>> Start RECORDS PROVIDED

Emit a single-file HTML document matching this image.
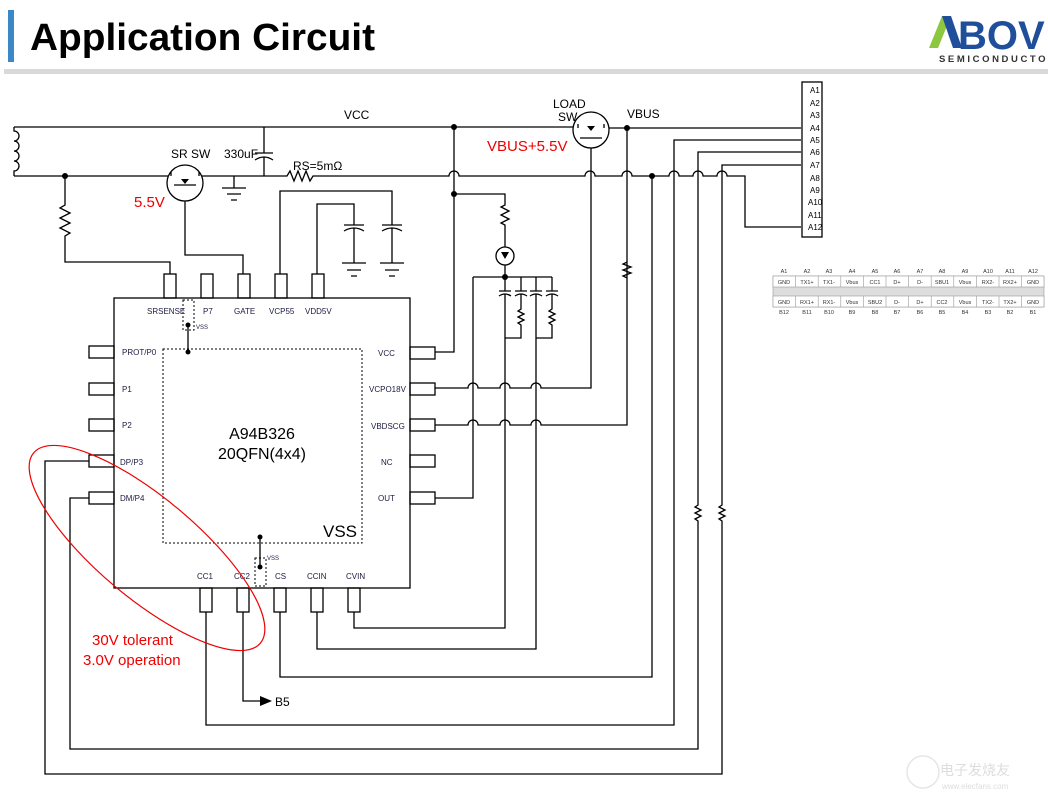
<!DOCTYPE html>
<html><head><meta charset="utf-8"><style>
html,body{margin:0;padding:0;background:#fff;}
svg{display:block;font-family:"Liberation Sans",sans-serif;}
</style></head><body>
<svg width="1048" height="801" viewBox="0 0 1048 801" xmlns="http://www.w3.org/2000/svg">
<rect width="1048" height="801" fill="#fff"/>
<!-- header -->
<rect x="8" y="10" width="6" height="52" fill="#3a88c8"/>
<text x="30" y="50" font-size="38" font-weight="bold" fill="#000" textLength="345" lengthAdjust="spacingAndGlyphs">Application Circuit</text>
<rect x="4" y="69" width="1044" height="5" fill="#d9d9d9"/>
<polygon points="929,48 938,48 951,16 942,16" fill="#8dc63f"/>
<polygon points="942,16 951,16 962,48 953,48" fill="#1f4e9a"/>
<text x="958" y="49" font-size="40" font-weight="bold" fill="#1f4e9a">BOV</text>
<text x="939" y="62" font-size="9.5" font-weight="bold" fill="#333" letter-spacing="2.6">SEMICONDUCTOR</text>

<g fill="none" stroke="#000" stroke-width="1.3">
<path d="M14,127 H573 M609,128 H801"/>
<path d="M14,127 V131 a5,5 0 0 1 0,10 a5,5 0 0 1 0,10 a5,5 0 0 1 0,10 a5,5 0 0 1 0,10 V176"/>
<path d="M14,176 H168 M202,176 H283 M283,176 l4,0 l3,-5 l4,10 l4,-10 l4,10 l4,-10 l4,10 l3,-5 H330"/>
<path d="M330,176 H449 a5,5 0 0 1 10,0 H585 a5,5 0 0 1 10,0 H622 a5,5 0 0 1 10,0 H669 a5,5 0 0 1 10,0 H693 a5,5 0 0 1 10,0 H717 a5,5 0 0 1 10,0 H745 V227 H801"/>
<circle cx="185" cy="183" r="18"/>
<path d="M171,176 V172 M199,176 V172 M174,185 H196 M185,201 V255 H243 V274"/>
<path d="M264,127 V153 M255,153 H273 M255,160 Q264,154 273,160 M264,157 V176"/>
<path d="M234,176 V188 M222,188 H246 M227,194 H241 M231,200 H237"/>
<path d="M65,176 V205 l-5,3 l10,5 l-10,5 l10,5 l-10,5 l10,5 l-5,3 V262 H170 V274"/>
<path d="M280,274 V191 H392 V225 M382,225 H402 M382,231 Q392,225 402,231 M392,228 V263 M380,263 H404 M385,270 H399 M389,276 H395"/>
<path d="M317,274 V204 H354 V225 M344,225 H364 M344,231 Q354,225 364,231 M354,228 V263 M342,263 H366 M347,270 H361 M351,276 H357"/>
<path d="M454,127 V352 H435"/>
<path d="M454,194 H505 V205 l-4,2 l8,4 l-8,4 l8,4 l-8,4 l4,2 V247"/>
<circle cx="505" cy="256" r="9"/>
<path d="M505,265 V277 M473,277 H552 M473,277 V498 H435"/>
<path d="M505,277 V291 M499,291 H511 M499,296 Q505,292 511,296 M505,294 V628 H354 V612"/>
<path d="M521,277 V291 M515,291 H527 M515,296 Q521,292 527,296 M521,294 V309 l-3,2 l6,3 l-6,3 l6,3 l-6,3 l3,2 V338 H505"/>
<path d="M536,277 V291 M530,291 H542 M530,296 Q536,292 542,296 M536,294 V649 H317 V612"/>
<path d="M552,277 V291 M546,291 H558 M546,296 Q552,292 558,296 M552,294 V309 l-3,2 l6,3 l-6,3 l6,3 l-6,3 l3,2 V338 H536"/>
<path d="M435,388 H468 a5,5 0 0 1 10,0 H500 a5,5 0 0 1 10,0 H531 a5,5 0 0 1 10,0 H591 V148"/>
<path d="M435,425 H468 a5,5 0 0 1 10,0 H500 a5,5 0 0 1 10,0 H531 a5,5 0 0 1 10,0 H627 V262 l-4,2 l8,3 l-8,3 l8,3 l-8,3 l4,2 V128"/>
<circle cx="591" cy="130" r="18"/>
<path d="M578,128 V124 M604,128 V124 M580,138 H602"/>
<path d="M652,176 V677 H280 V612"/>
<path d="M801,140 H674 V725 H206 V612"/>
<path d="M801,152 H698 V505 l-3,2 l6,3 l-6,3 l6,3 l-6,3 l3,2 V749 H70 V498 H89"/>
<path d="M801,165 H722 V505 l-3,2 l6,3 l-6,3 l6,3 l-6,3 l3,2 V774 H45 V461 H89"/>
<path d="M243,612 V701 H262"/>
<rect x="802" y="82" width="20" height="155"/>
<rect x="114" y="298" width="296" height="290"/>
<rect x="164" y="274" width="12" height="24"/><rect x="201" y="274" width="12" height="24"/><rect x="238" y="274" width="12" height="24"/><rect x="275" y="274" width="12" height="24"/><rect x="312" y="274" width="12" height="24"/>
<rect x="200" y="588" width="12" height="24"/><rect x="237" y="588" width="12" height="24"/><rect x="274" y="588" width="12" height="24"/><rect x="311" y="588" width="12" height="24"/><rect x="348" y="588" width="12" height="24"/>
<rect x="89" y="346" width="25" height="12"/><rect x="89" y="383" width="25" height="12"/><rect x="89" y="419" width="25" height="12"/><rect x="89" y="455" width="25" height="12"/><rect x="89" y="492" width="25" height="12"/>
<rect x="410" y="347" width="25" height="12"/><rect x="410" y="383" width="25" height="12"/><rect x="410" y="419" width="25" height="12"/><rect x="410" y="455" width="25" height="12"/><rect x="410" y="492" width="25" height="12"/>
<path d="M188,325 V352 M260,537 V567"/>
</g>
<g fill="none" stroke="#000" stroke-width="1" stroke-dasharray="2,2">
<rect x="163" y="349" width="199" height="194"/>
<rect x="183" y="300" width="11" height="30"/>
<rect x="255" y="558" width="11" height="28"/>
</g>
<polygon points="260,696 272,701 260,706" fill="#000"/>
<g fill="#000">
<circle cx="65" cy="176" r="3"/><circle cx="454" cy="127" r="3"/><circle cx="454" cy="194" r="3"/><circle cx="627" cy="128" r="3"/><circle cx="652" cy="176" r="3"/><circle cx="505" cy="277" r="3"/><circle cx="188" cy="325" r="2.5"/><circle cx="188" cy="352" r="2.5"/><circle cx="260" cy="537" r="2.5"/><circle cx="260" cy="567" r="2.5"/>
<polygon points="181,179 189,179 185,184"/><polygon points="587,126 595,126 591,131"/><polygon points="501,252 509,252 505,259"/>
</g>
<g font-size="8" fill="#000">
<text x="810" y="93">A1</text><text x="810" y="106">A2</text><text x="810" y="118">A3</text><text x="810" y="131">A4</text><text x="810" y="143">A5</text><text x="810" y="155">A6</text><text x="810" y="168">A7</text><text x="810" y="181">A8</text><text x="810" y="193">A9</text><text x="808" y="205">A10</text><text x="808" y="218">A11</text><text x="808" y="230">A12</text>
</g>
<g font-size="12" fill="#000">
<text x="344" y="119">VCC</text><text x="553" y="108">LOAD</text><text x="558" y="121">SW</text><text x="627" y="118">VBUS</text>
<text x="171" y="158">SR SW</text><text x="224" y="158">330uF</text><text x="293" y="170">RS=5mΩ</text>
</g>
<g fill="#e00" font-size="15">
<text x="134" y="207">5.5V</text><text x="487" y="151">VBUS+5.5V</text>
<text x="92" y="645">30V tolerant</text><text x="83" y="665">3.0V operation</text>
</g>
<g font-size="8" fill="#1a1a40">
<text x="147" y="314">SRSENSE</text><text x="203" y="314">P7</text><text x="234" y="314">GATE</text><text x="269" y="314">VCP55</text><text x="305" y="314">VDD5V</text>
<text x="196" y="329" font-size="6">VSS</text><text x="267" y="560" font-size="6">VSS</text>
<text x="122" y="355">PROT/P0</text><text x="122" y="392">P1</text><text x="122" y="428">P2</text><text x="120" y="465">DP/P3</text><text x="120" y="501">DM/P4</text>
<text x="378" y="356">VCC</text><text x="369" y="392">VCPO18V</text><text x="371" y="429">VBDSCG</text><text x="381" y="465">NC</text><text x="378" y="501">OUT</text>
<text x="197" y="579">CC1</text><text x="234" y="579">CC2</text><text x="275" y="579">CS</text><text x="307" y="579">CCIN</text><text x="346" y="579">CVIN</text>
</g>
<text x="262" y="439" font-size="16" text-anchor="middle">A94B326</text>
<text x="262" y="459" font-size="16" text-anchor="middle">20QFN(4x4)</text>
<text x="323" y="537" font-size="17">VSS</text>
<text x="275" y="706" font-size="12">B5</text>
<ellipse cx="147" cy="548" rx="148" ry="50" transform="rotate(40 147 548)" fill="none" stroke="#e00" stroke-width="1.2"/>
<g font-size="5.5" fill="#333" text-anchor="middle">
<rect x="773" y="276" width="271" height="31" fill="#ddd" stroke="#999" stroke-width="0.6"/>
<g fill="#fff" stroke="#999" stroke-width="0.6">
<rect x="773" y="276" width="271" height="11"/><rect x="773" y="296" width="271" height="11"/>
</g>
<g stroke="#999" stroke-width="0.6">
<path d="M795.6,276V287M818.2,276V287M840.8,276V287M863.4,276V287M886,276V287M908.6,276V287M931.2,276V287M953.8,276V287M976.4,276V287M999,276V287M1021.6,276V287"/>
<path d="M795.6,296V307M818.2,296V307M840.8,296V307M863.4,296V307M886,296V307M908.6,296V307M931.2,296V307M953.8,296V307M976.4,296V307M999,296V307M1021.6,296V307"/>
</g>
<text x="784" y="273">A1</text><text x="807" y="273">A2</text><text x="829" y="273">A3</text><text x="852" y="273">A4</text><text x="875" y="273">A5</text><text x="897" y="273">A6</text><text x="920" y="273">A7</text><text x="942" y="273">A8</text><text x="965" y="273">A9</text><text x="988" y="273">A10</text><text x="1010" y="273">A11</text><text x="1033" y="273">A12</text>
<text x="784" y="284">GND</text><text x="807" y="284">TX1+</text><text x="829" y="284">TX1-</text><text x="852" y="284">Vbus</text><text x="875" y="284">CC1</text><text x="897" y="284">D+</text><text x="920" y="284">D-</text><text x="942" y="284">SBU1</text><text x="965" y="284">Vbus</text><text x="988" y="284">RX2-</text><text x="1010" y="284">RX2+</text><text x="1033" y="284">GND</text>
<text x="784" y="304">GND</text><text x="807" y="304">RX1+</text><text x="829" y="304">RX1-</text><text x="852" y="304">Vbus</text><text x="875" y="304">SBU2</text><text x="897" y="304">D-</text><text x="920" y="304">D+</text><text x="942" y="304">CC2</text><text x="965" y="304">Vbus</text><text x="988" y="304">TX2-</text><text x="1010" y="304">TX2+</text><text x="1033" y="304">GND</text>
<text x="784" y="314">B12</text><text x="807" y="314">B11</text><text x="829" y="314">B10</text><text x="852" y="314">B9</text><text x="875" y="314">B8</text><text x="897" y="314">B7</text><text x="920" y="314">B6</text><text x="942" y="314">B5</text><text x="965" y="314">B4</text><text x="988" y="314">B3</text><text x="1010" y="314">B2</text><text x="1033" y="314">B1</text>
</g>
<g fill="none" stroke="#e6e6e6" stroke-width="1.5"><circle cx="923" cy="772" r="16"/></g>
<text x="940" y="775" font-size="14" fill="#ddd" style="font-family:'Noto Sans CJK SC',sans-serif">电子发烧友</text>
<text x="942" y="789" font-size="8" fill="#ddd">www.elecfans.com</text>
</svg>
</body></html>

>> End RECORDS PROVIDED
>> Start RECORDS PROVIDED

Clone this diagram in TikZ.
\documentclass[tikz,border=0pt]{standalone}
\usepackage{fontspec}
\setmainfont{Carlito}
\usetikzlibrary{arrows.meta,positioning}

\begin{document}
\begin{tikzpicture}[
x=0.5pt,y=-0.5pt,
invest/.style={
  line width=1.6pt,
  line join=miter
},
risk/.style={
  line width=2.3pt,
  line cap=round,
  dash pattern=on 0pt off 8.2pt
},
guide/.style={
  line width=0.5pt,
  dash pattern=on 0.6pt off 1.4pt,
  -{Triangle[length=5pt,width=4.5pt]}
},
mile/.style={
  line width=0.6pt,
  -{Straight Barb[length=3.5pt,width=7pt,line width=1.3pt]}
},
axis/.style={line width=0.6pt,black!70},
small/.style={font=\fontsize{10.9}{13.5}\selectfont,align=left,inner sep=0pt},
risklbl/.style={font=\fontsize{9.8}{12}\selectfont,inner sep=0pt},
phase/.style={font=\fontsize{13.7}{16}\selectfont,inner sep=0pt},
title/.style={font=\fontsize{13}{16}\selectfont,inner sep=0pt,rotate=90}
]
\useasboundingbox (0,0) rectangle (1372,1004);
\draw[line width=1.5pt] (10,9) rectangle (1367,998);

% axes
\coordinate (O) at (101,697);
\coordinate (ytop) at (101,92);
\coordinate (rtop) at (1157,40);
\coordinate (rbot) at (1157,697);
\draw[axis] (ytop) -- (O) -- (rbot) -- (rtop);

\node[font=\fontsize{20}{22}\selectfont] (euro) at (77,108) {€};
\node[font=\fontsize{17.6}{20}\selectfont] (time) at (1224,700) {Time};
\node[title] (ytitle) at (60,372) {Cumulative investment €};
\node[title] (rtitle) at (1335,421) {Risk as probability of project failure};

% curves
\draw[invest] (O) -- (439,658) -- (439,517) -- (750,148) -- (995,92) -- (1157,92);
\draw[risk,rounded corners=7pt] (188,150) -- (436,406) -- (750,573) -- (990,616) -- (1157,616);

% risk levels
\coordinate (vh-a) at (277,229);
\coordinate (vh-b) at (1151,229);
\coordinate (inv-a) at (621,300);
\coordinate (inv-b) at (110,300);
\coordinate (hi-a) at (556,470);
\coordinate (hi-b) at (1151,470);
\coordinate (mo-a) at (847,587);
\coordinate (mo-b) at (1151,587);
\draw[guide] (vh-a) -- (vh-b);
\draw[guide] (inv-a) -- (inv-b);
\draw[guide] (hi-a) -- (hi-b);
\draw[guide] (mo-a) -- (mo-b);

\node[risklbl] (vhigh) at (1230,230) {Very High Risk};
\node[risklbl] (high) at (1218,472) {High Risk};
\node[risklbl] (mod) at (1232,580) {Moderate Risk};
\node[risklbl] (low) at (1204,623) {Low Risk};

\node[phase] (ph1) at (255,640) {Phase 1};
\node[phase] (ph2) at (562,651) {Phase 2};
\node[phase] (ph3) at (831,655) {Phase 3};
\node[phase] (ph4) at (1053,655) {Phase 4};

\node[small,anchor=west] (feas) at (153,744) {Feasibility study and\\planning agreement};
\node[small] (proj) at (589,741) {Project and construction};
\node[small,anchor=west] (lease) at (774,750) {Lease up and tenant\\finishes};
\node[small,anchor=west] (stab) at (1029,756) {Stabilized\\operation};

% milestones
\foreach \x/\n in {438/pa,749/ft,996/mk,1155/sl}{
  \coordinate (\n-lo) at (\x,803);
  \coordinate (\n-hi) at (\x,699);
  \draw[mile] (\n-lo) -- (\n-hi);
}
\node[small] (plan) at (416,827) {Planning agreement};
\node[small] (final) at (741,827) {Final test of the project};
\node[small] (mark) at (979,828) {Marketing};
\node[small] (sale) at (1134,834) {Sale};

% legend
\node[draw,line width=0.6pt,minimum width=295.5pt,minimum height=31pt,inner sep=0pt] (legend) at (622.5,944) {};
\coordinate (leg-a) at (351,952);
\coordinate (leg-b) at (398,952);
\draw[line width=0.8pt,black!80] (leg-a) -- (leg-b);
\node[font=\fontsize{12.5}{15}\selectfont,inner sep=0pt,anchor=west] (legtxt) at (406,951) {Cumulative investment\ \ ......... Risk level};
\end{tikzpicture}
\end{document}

>> End RECORDS PROVIDED

Pick out the lines above containing the word "this", then copy them.

Emit a single-file HTML document matching this image.
Clone this diagram in TikZ.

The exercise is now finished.